O encontro com o outro gera estranhamento. Ele é diverso, ele diverge, ele é capaz de pensar de modo contundentemente diferente e ser incrivelmente impar em suas reações e isso pode ser desestabilizador e até irritante. Sim, como diz Quintana, “a arte de viver é simplesmente a arte de conviver”.  Que seria de nossas vidas sem as ricas interações pela convivência com outras pessoas? “Mas, como é difícil!”

O encontro com o outro também pode ser uma experiência de “maravilhamento” – posso interagir com ele com um sentimento de encantamento convidativo para perceber, aprender, entender o que é diverso de mim. Há outras possibilidades de respostas que não as minhas, outras possibilidades de compreensão, que não as minhas, outras possibilidades de visão, que não as minhas, e se conseguir lidar com essas diferenças de modo positivo e produtivo, toda essa diversidade pode me acrescentar ricas aprendizagens.

Retomo a afirmação de Rilke, “somente alguém que está preparado para TUDO, que não exclui NADA, nem o mais enigmático, vivenciará a relação com o outro como algo vivo.

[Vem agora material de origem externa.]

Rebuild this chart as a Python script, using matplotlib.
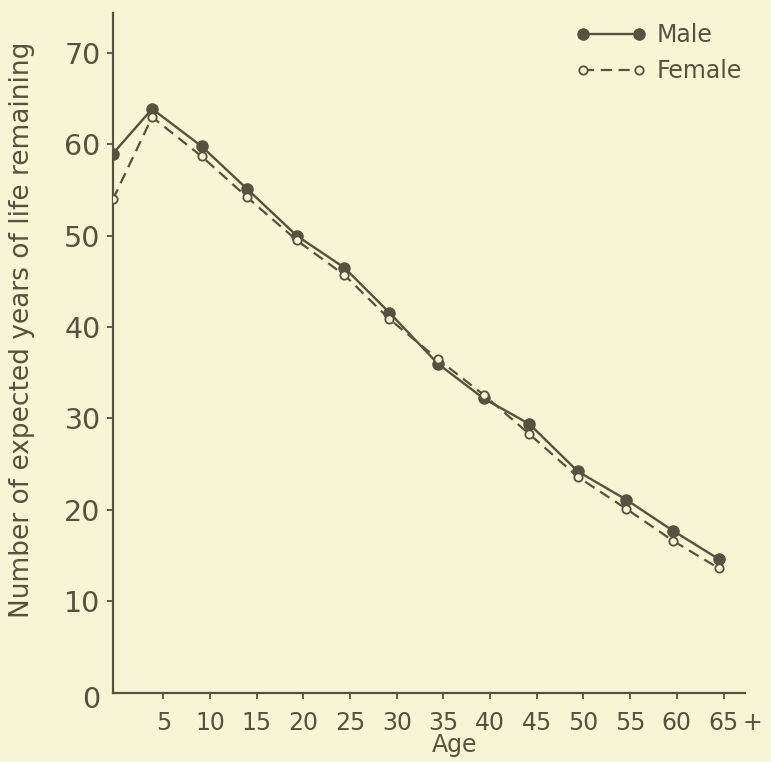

Eu considero que “estar preparado para tudo”, implica em entender que o outro é absolutamente outro, que e é ímpar e singular, que conviver com ele pode ser um convite a vislumbrar um outro universo existencial, de sentidos e compreensões que talvez sejam impensáveis para mim; implica em exercitar valores preciosos – o respeito, a liberdade, a compreensão, a solidariedade, a paciência, o perdão; em exercitar atitudes valorosas – a escuta atenta, a abertura a ideias novas e formas diversas das minhas de resolver as coisas, o diálogo sincero e a assertividade na comunicação; implica em saber que algumas vezes poderei vivenciar sentimentos belos e outras vezes sentimentos incômodos, mas com certeza, aprenderei muito e minha vida será enriquecida.